DIRECTION:
Count lines holding the word "document". Only the number is wanted.

SUPPLIED INFORMATION:
"""

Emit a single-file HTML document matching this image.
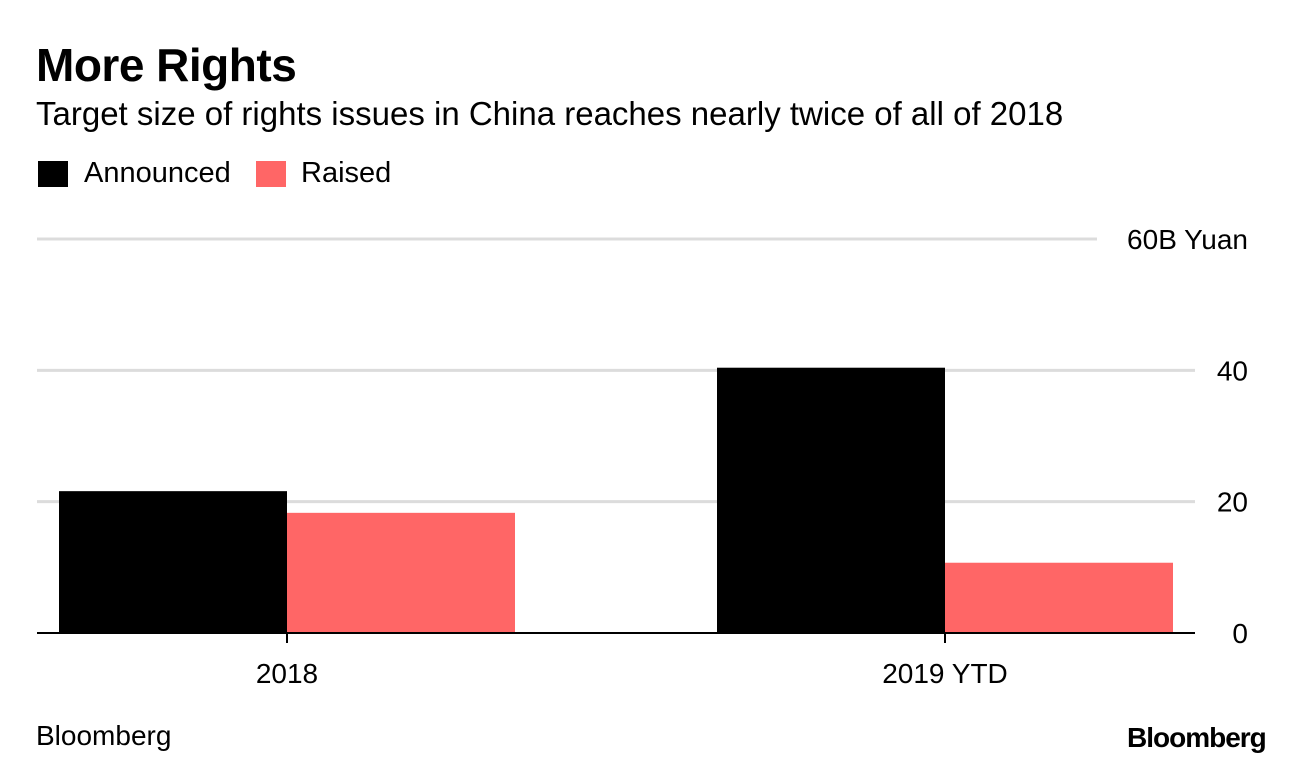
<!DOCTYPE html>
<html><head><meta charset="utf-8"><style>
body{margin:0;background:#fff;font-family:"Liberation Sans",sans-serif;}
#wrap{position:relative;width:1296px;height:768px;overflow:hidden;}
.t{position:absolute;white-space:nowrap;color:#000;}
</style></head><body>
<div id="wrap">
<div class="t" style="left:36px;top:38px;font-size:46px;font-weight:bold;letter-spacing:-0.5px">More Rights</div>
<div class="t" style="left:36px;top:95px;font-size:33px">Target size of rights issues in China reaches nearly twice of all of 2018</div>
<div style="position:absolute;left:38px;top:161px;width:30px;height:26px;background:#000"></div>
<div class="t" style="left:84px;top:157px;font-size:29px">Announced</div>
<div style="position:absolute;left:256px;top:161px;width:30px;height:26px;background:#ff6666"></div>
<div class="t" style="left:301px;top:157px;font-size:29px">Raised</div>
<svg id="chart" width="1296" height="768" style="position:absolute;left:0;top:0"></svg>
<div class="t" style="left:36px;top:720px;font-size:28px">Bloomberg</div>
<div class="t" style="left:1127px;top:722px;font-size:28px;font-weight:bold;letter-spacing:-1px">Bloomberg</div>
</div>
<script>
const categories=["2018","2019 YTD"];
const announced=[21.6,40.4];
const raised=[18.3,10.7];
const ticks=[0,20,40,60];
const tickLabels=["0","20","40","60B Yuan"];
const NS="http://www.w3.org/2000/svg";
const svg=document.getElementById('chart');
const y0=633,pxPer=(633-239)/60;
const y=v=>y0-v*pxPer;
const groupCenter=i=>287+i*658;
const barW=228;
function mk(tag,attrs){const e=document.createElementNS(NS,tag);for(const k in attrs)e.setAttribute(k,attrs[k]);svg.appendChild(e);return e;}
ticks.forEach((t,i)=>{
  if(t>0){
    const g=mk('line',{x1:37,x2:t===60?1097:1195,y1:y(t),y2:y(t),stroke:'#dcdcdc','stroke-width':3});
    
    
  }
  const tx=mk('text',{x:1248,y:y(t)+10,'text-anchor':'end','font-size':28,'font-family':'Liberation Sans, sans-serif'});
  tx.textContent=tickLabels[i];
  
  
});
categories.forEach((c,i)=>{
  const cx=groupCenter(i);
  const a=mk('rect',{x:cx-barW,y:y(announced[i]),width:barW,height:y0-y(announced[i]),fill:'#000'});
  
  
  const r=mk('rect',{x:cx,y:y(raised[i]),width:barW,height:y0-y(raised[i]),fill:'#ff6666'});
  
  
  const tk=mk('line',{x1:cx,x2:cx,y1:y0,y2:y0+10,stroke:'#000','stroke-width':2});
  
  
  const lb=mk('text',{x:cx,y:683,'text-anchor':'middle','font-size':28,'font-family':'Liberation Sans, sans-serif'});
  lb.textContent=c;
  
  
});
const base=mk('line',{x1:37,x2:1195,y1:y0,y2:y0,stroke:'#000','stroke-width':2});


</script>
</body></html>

"""

TASK OUTPUT:
3